Gerald Faye, owner, Club15 Cheers Tavern, Kelliher

"It's not getting any better. But the racists are being louder because they feel they can be now very open in their views and nothing will happen to them."
"Consequently, Indigenous people now feel unsafe in Saskatchewan. And I think that they're justified."
"[Rural Saskatchewan is] probably the worst [with respect to the prairies divide between whites and Indigenous because of limited contact]."
"And I think people are comfortable with that here. But it's got to change, otherwise things are going to get worse."
"I don't want to say everyone's racist in Saskatchewan because they're not. But people need to speak up when they see something ... Like the hanging of that Nazi flag, that's a symbol of hatred. That should not have been allowed."
Eleanore Sunchild, lawyer, thunderchild First Nation, Battleford Saskatchewan
Truus and Gerrit de Gooijer, 92 and 90, look out the window in their Kelliher home, from where they could see a Nazi flag flying last week. They were 12 and 14 respectively when the Nazis invaded their country on May 10, 1940. (CBC News)

Kelliher is a small town of 200 inhabitants. They represent a mixed population of ethnic Germans, Poles, Ukrainians, Dutch and other Canadians of diverse European backgrounds. When Truus and Gerrit de Gooijer first saw the Nazi flag that a neighbour had erected on his property they were shocked and profoundly disturbed. Disbelieving might best reflect how they felt, that the symbol of a racist, destructively deadly ideology they had fled as children had somehow been resurrected a lifetime later in the quiet comfort of a semi-urban sanctuary in Canada.

People took notice and they complained.
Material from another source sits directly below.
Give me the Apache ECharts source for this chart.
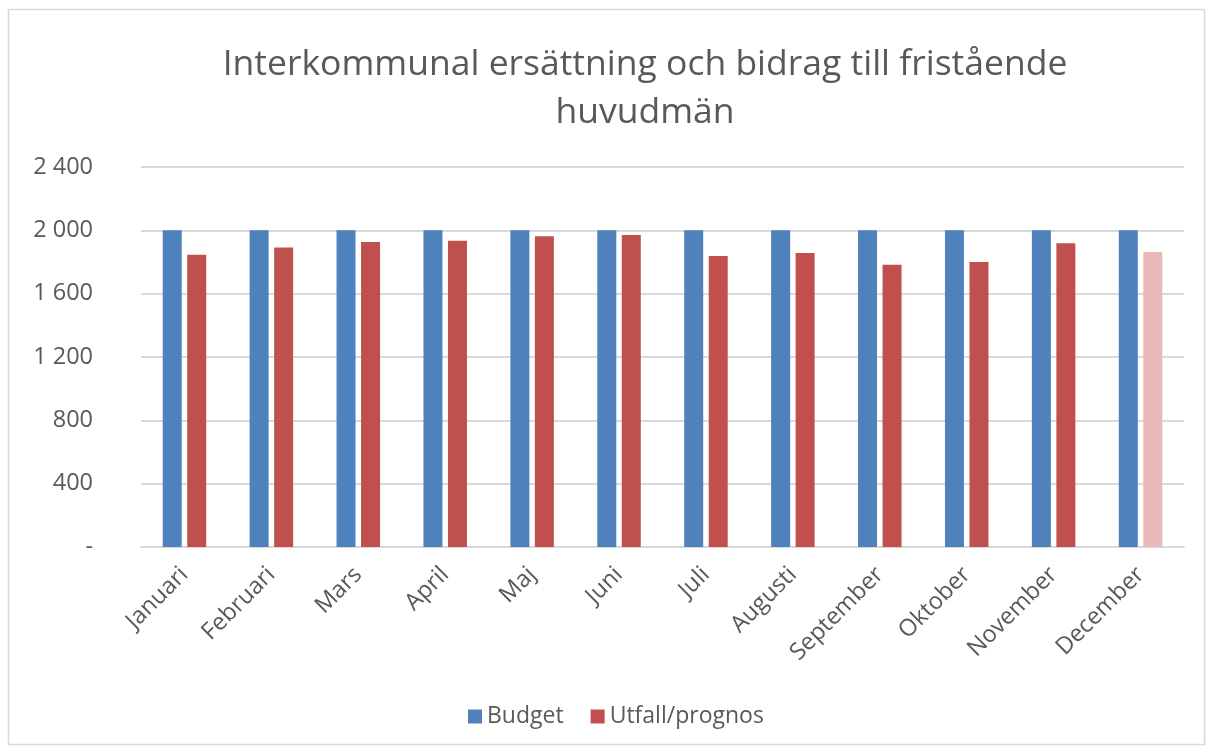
<!DOCTYPE html>
<html>
<head>
<meta charset="utf-8">
<script src="https://cdn.jsdelivr.net/npm/echarts@6/dist/echarts.min.js"></script>
<style>
html,body{margin:0;padding:0;background:#fff;}
#c{width:1214px;height:749px;}
</style>
</head>
<body>
<div id="c"></div>
<script>
const months = ['Januari','Februari','Mars','April','Maj','Juni','Juli','Augusti','September','Oktober','November','December'];
const budget = [2000,2000,2000,2000,2000,2000,2000,2000,2000,2000,2000,2000];
const utfall = [1846,1891,1926,1935,1962,1971,1838,1857,1783,1800,1918,1863];
const yTicks = [0,400,800,1200,1600,2000,2400];
const titleText = 'Interkommunal ersättning och bidrag till fristående\nhuvudmän';

const FONT = 'Open Sans';
const chart = echarts.init(document.getElementById('c'), null, {renderer:'canvas'});
const fmt = v => v === 0 ? '-' : String(v).replace(/\B(?=(\d{3})+(?!\d))/g, ' ');

chart.setOption({
  animation:false,
  backgroundColor:'#fff',
  textStyle:{fontFamily:FONT},
  graphic:[{type:'rect',shape:{x:8.5,y:9.5,width:1196,height:735},style:{fill:'none',stroke:'#d9d9d9',lineWidth:1.5},silent:true}],
  title:{
    text:titleText,
    left:640, top:36, textAlign:'center',
    textStyle:{fontFamily:FONT,fontSize:35.5,fontWeight:'normal',color:'#595959',lineHeight:48}
  },
  legend:{
    left:463, top:700,
    itemWidth:14, itemHeight:14, itemGap:27,
    icon:'rect',
    textStyle:{fontFamily:FONT,fontSize:23,color:'#595959'},
    data:['Budget','Utfall/prognos']
  },
  grid:{left:141,right:30,top:167,bottom:202,containLabel:false},
  xAxis:{
    type:'category',
    data:months,
    axisTick:{show:false},
    axisLine:{lineStyle:{color:'#d9d9d9',width:2}},
    axisLabel:{rotate:45,margin:24,fontFamily:FONT,fontSize:23.5,color:'#595959',interval:0,padding:[0,0,0,0]}
  },
  yAxis:{
    type:'value',
    min:yTicks[0], max:yTicks[yTicks.length-1], interval:400,
    axisLine:{show:false}, axisTick:{show:false},
    splitLine:{lineStyle:{color:'#d9d9d9',width:2}},
    axisLabel:{margin:48,fontFamily:FONT,fontSize:23.5,color:'#595959',formatter:fmt}
  },
  series:[
    {name:'Budget',type:'bar',data:budget,barWidth:19,barGap:'29%',itemStyle:{color:'#4f81bd'}},
    {name:'Utfall/prognos',type:'bar',data:utfall.map((v,i)=> i===11 ? {value:v,itemStyle:{color:'#e6b9b8'}} : v),barWidth:19,itemStyle:{color:'#c0504d'}}
  ]
});
</script>
</body>
</html>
And the fact that a Nazi flag had been raised in the town became a news story all over Canada. Police spoke to the resident who had raised the flag and he agreed to remove it. A short while later an Indigenous man posted a Facebook video with the flag, he was setting it on fire and wanted it shared on social media. The event shone a spotlight on racial tensions between those now termed 'colonialists' and the Indigenous native population.

Photo of a Nazi flag flying over a house in Kelliher, Sask., led to complaints to the village and to the RCMP. (Facebook)

"It's this no-brainer kid — 34 years old and never grew up."
"I contacted his parents ... and they didn't know it was happening. He's living in his grandpa's house and, as soon as it quits raining, he's going to take it down."
Darcy King, mayor, Kelliher Village
Several First Nations groups live close to Kelliher; the Muskowekwan First Nation for one, 20 kilometres northwest of the town. A town which Stan Mantik described in an interview as insular with people loyal to their particular groups, disinterested and dismissive of other groups; nothing like what a community should be like, particularly one with such a small population. But, he said, not only does the white population have no contact with the Indigenous one, even Ukrainians and Poles remain distant from one another.

Some of the village residents complained to the RCMP. "considering the amount of First Nation kids that attended that school in that town I did it for not only them but for us and First Nation people", the man who burned the Nazi flag and posted the video to Facebook explained. The in-bad-odour individual named by several village residents as the person responsible for flying the Nazi flag made himself unavailable for comment.

According to the village pub owner, it's a friendly village with both a strong German and Metis community. Residents of the village are friendly, inclusive and welcoming. Lawyer Sunchild has a vastly different impression. The Nazi flag incident should have been recognized as an incitement to hatred. A hate crime as in the criminal code. That police failed to take the kind of action they should have, pressing a criminal case against the homeowner who flew the flag, were "complicit in the status quo".
"How many soldiers fought for years, how many soldiers gave their life, and then [to] see that bloody flag hanging up there? That was disgusting."

"Why have Remembrance Day and say, 'Lest we forget'?"
"At the same time, we allow those flags up. That's impossible."
"I hope those people in government, they get their heads together, and bring in a law that forbids any flags of that nature. That's what I hope."
Gerrit de Gooijer, 92, Kelliher, Saskatchewan

"It really shocked me. It made me sick to my stomach."

"I don't know why this individual felt comfortable putting that flag out there. It represents so much hate and racism, I don't know why he felt it was OK to do that."
"For people to move on so fast like this didn't happen, it's upsetting."